Depiction of local Civil War battle finds new home at restored lodge

Ernest Parks (left) and Michael Riffert, whose efforts helped restore the Seashore Farmers Lodge on James Island and prepare it for use as a museum, look over a diorama illustrating the 1863 Union assault on Battery Wagner.

During a visit to the Statue of Liberty many years ago, Michael Riffert took note of a small diorama depicting the July 18, 1863, Union assault on Confederate forces at Battery Wagner on Morris Island.

Riffert, the Folly Beach resident and general contractor who oversaw the 2009-10 restoration of the Seashore Farmers Lodge on Sol Legare Road on James Island, was surprised last year when the diorama showed up at the lodge.
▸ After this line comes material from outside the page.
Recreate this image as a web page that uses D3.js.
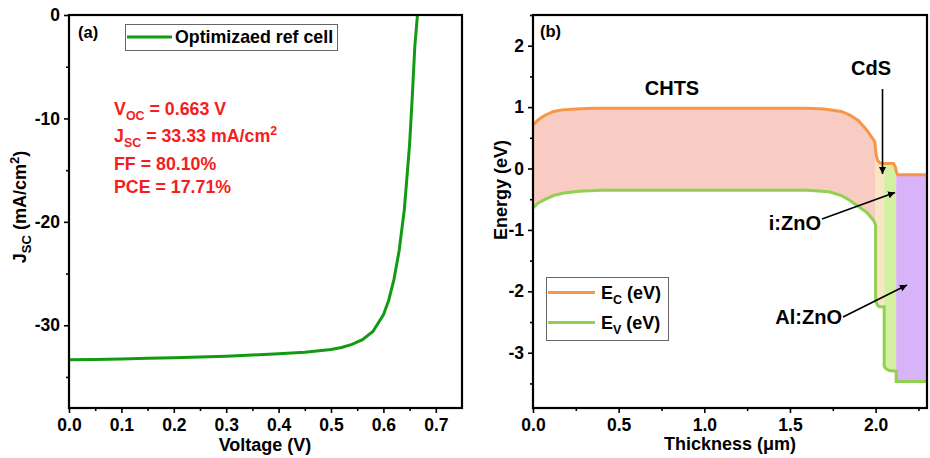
<!DOCTYPE html>
<html>
<head>
<meta charset="utf-8">
<script src="https://cdn.jsdelivr.net/npm/d3@7"></script>
<style>
  body { margin: 0; background: #fff; }
  svg { font-family: "Liberation Sans", Arial, sans-serif; font-weight: bold; }
  .tick text { font-size: 17.5px; font-weight: bold; fill: #000; }
  .tick line { stroke: #000; stroke-width: 1.6; }
  .domain { display: none; }
</style>
</head>
<body>
<div id="chart"></div>
<script>
// (a) J-V curve
const voltage = [0, 0.05, 0.1, 0.15, 0.2, 0.25, 0.3, 0.35, 0.4, 0.45, 0.5, 0.52, 0.54, 0.56, 0.58, 0.6, 0.61, 0.62, 0.63, 0.64, 0.65, 0.655, 0.66, 0.665];
const current = [-33.33, -33.30, -33.27, -33.2, -33.15, -33.08, -33.0, -32.88, -32.75, -32.6, -32.35, -32.15, -31.85, -31.4, -30.6, -29.0, -27.6, -25.6, -22.8, -18.8, -12.5, -8.0, -3.0, 0];
const voltageTicks = [0, 0.1, 0.2, 0.3, 0.4, 0.5, 0.6, 0.7];
const currentTicks = [0, -10, -20, -30];

// (b) band diagram
const ecThick = [0, 0.03, 0.06, 0.08, 0.12, 0.17, 0.25, 0.35, 1.6, 1.7, 1.75, 1.8, 1.85, 1.9, 1.95, 1.98, 1.995, 2.0, 2.005, 2.012, 2.025, 2.04, 2.105, 2.115, 2.122, 2.13, 2.3];
const ecEnergy = [0.71, 0.79, 0.85, 0.88, 0.93, 0.955, 0.97, 0.98, 0.98, 0.97, 0.95, 0.93, 0.87, 0.78, 0.62, 0.50, 0.44, 0.30, 0.20, 0.13, 0.09, 0.08, 0.08, 0.03, -0.06, -0.1, -0.1];
const evThick = [0, 0.03, 0.08, 0.12, 0.18, 0.27, 0.4, 1.6, 1.73, 1.8, 1.85, 1.9, 1.95, 1.99, 2.0, 2.0, 2.01, 2.02, 2.05, 2.05, 2.06, 2.08, 2.12, 2.12, 2.3];
const evEnergy = [-0.64, -0.56, -0.49, -0.44, -0.40, -0.37, -0.355, -0.355, -0.38, -0.44, -0.52, -0.62, -0.72, -0.85, -0.93, -2.15, -2.22, -2.25, -2.25, -3.22, -3.26, -3.29, -3.30, -3.47, -3.47];
const layers = ['CHTS', 'CdS', 'i:ZnO', 'Al:ZnO'];
const layerStart = [0, 2.0, 2.05, 2.12];
const layerEnd = [2.0, 2.05, 2.12, 2.3];
const layerColors = ['#f8cbc3', '#f9e4c4', '#d3f0a0', '#d9b3f9'];
const thickTicks = [0, 0.5, 1.0, 1.5, 2.0];
const energyTicks = [2, 1, 0, -1, -2, -3];

const w = 930, h = 458;
const svg = d3.select('#chart').append('svg').attr('width', w).attr('height', h);
const intFmt = d => String(d);   // plain hyphen for negatives

// arrow marker
svg.append('defs').append('marker')
    .attr('id', 'arrow')
    .attr('viewBox', '0 0 10 10')
    .attr('refX', 10).attr('refY', 5)
    .attr('markerWidth', 7).attr('markerHeight', 7)
    .attr('markerUnits', 'userSpaceOnUse')
    .attr('orient', 'auto')
    .append('path').attr('d', 'M0,0 L10,5 L0,10 Z').attr('fill', '#000');

// helper for axes with minor ticks
function drawAxes(g, x, y, xTicks, yTicks, xMinor, yMinor, xFmt, yFmt) {
    const [x0, x1] = x.range();
    const [y0, y1] = y.range();
    g.append('g').attr('transform', `translate(0,${y0})`)
        .call(d3.axisBottom(x).tickValues(xMinor).tickSize(3).tickFormat(''));
    g.append('g').attr('transform', `translate(${x0},0)`)
        .call(d3.axisLeft(y).tickValues(yMinor).tickSize(3).tickFormat(''));
    g.append('g').attr('transform', `translate(0,${y0})`)
        .call(d3.axisBottom(x).tickValues(xTicks).tickSize(5).tickPadding(6).tickFormat(xFmt));
    g.append('g').attr('transform', `translate(${x0},0)`)
        .call(d3.axisLeft(y).tickValues(yTicks).tickSize(5).tickPadding(4).tickFormat(yFmt));
    g.append('rect')
        .attr('x', x0).attr('y', y1)
        .attr('width', x1 - x0).attr('height', y0 - y1)
        .attr('fill', 'none').attr('stroke', '#000').attr('stroke-width', 2.2);
}

// ---------- panel (a) ----------
const xA = d3.scaleLinear().domain([0, 0.75]).range([69, 462]);
const yA = d3.scaleLinear().domain([-38, 0]).range([408, 15]);
const gA = svg.append('g');

gA.append('path')
    .datum(voltage.map((v, i) => [v, current[i]]))
    .attr('fill', 'none')
    .attr('stroke', '#139a13')
    .attr('stroke-width', 3)
    .attr('d', d3.line().x(d => xA(d[0])).y(d => yA(d[1])));

drawAxes(gA, xA, yA, voltageTicks, currentTicks,
    d3.range(0.05, 0.75, 0.1), [-5, -15, -25, -35],
    d3.format('.1f'), intFmt);

gA.append('text').attr('x', 78).attr('y', 38).attr('font-size', 16.5).text('(a)');

// legend (a)
gA.append('rect').attr('x', 125.5).attr('y', 24.5).attr('width', 212).attr('height', 26)
    .attr('fill', '#fff').attr('stroke', '#666').attr('stroke-width', 1);
gA.append('line').attr('x1', 127).attr('x2', 172).attr('y1', 37).attr('y2', 37)
    .attr('stroke', '#139a13').attr('stroke-width', 3);
gA.append('text').attr('x', 175).attr('y', 43).attr('font-size', 17.8).text('Optimizaed ref cell');

// red parameter text
const red = '#f51d1d';
function subText(g, x, y, parts, size, color) {
    const t = g.append('text').attr('x', x).attr('y', y).attr('font-size', size).attr('fill', color);
    parts.forEach(p => {
        if (p.sub) t.append('tspan').attr('dy', 5).attr('font-size', size * 0.7).text(p.sub);
        else if (p.sup) t.append('tspan').attr('dy', -7).attr('font-size', size * 0.7).text(p.sup);
        else t.append('tspan').attr('dy', p.dy || 0).text(p.t);
    });
    return t;
}
subText(gA, 114, 115, [{ t: 'V' }, { sub: 'OC' }, { t: ' = 0.663 V', dy: -5 }], 17.8, red);
subText(gA, 114, 142, [{ t: 'J' }, { sub: 'SC' }, { t: ' = 33.33 mA/cm', dy: -5 }, { sup: '2' }], 17.8, red);
gA.append('text').attr('x', 114).attr('y', 170).attr('font-size', 17.8).attr('fill', red).text('FF = 80.10%');
gA.append('text').attr('x', 114).attr('y', 193).attr('font-size', 17.8).attr('fill', red).text('PCE = 17.71%');

gA.append('text').attr('x', 265).attr('y', 451).attr('text-anchor', 'middle').attr('font-size', 18).text('Voltage (V)');
const yLabA = gA.append('text').attr('transform', 'translate(26,207) rotate(-90)')
    .attr('text-anchor', 'middle').attr('font-size', 18);
yLabA.append('tspan').text('J');
yLabA.append('tspan').attr('dy', 5).attr('font-size', 13).text('SC');
yLabA.append('tspan').attr('dy', -5).text(' (mA/cm');
yLabA.append('tspan').attr('dy', -7).attr('font-size', 13).text('2');
yLabA.append('tspan').attr('dy', 7).text(')');

// ---------- panel (b) ----------
const xB = d3.scaleLinear().domain([0, 2.3]).range([533, 927]);
const yB = d3.scaleLinear().domain([-3.9, 2.5]).range([408, 15]);
const gB = svg.append('g');

const ecPts = ecThick.map((t, i) => [t, ecEnergy[i]]);
const evPts = evThick.map((t, i) => [t, evEnergy[i]]);
const bandLine = d3.line().x(d => xB(d[0])).y(d => yB(d[1]));
const bandPoly = bandLine(ecPts.concat(evPts.slice().reverse())) + 'Z';

const defs = svg.select('defs');
layers.forEach((name, i) => {
    defs.append('clipPath').attr('id', 'clip' + i)
        .append('rect')
        .attr('x', xB(layerStart[i])).attr('y', 15)
        .attr('width', xB(layerEnd[i]) - xB(layerStart[i])).attr('height', 393);
    gB.append('path').attr('d', bandPoly)
        .attr('fill', layerColors[i])
        .attr('clip-path', `url(#clip${i})`);
});

gB.append('path').datum(ecPts).attr('d', bandLine)
    .attr('fill', 'none').attr('stroke', '#f79646').attr('stroke-width', 3);
gB.append('path').datum(evPts).attr('d', bandLine)
    .attr('fill', 'none').attr('stroke', '#92d050').attr('stroke-width', 3);

drawAxes(gB, xB, yB, thickTicks, energyTicks,
    [0.25, 0.75, 1.25, 1.75, 2.25], [2.5, 1.5, 0.5, -0.5, -1.5, -2.5, -3.5],
    d3.format('.1f'), intFmt);

gB.append('text').attr('x', 540).attr('y', 37).attr('font-size', 16.5).text('(b)');

// layer labels and arrows
gB.append('text').attr('x', 672).attr('y', 95).attr('text-anchor', 'middle').attr('font-size', 20).text('CHTS');
gB.append('text').attr('x', 871).attr('y', 75).attr('text-anchor', 'middle').attr('font-size', 20).text('CdS');
gB.append('line').attr('x1', 882.5).attr('y1', 89).attr('x2', 882.5).attr('y2', 174)
    .attr('stroke', '#000').attr('stroke-width', 1.6).attr('marker-end', 'url(#arrow)');
gB.append('text').attr('x', 821).attr('y', 230).attr('text-anchor', 'end').attr('font-size', 20).text('i:ZnO');
gB.append('line').attr('x1', 822).attr('y1', 219).attr('x2', 895).attr('y2', 192.5)
    .attr('stroke', '#000').attr('stroke-width', 1.6).attr('marker-end', 'url(#arrow)');
gB.append('text').attr('x', 842).attr('y', 324).attr('text-anchor', 'end').attr('font-size', 20).text('Al:ZnO');
gB.append('line').attr('x1', 843).attr('y1', 317).attr('x2', 907).attr('y2', 285)
    .attr('stroke', '#000').attr('stroke-width', 1.6).attr('marker-end', 'url(#arrow)');

// legend (b)
gB.append('rect').attr('x', 546.5).attr('y', 277.5).attr('width', 122).attr('height', 63)
    .attr('fill', '#fff').attr('stroke', '#666').attr('stroke-width', 1);
const legB = [['C', '#f79646', 292.5], ['V', '#92d050', 322.5]];
legB.forEach(([s, c, ly]) => {
    gB.append('line').attr('x1', 548).attr('x2', 595).attr('y1', ly).attr('y2', ly)
        .attr('stroke', c).attr('stroke-width', 3);
    const t = gB.append('text').attr('x', 601).attr('y', ly + 6).attr('font-size', 18);
    t.append('tspan').text('E');
    t.append('tspan').attr('dy', 5).attr('font-size', 12.5).text(s);
    t.append('tspan').attr('dy', -5).text(' (eV)');
});

gB.append('text').attr('x', 730).attr('y', 450).attr('text-anchor', 'middle').attr('font-size', 18).text('Thickness (μm)');
gB.append('text').attr('transform', 'translate(507,190) rotate(-90)')
    .attr('text-anchor', 'middle').attr('font-size', 18).text('Energy (eV)');
</script>
</body>
</html>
"The last time I'd seen it, I was standing in front of the Statue of Liberty," Riffert said last week.

The lodge and the horrific battle over Battery Wagner have indelible bonds. The 54th Massachusetts Regiment, the Army's first black unit, had assembled near where the lodge now stands before going into the battle.

The diorama will serve as a centerpiece for the restored lodge's new life: as a museum for the rich but largely unheralded history of James Island, lodge supporters said.

Ernest Parks of the lodge's restoration committee said he rather quietly went about seeking the diorama from the National Park Service, and when he received it, stored it in his garage until the lodge was ready for it.

"He literally showed up one day with the diorama in the back of his truck," Riffert recalled.

The group of volunteers who organized and carried out the restoration of the lodge welcome the diorama and have prevailed upon area residents to return some of the lodge's original furniture and other artifacts. Included are school desks, chairs and tables. and drums and a fife that once were played by the Seashore Farmers Lodge marching band, said Corie Hipp, who serves as the public relations coordinator for the lodge.

The lodge is the ideal site for a museum and special events, she added. Details are being worked out for some type of commemorative event April 12, which is the 150th anniversary of the firing on Fort Sumter, she said.

Built around 1915, the lodge served for more than half a century as the hub of the black community on the Sea Islands. The lodge was used as a schoolhouse, library and community center, and provided crop insurance and burial assistance, hosted political rallies, weddings and ice-cream socials and showed movies. The farmers and shrimpers who formed Seashore Farmers Lodge No. 767 and built the structure held their meetings upstairs. The restored upper floor is being readied so that current lodge members can meet there, Riffert said.

The restoration was made possible by donations of funds and volunteer labor, Hipp said. "At one time, the lodge supported the community, and now the community has come together and is supporting it," she added.

Lodge supporters are networking with local, state and national historic, cultural and tourism-related groups and agencies, including the Smithsonian in Washington, D.C.

During the restoration, which included gently lifting the building to reinforce its flooring, numerous artifacts were unearthed, including antique bottles, a sewing thimble, a 1915 buffalo nickel and Civil War-era bullets. Many of these also will be on display, Hipp said.

Parks said he pursued the diorama, made up of miniature models of soldiers in battle, while never certain it would be granted to the lodge. He wrote letters and filled out applications when he learned that the park service was looking for a new home for the diorama.

The diorama reportedly was displayed at the Statue of Liberty 1970-90. When a restoration effort began at the statue, the diorama was moved to the Lowcountry and saw duty at Fort Moultrie.

When restorations began there, the diorama was offered to other attractions. "I knew I wasn't going to get it, but I said, 'What the heck?' " he added.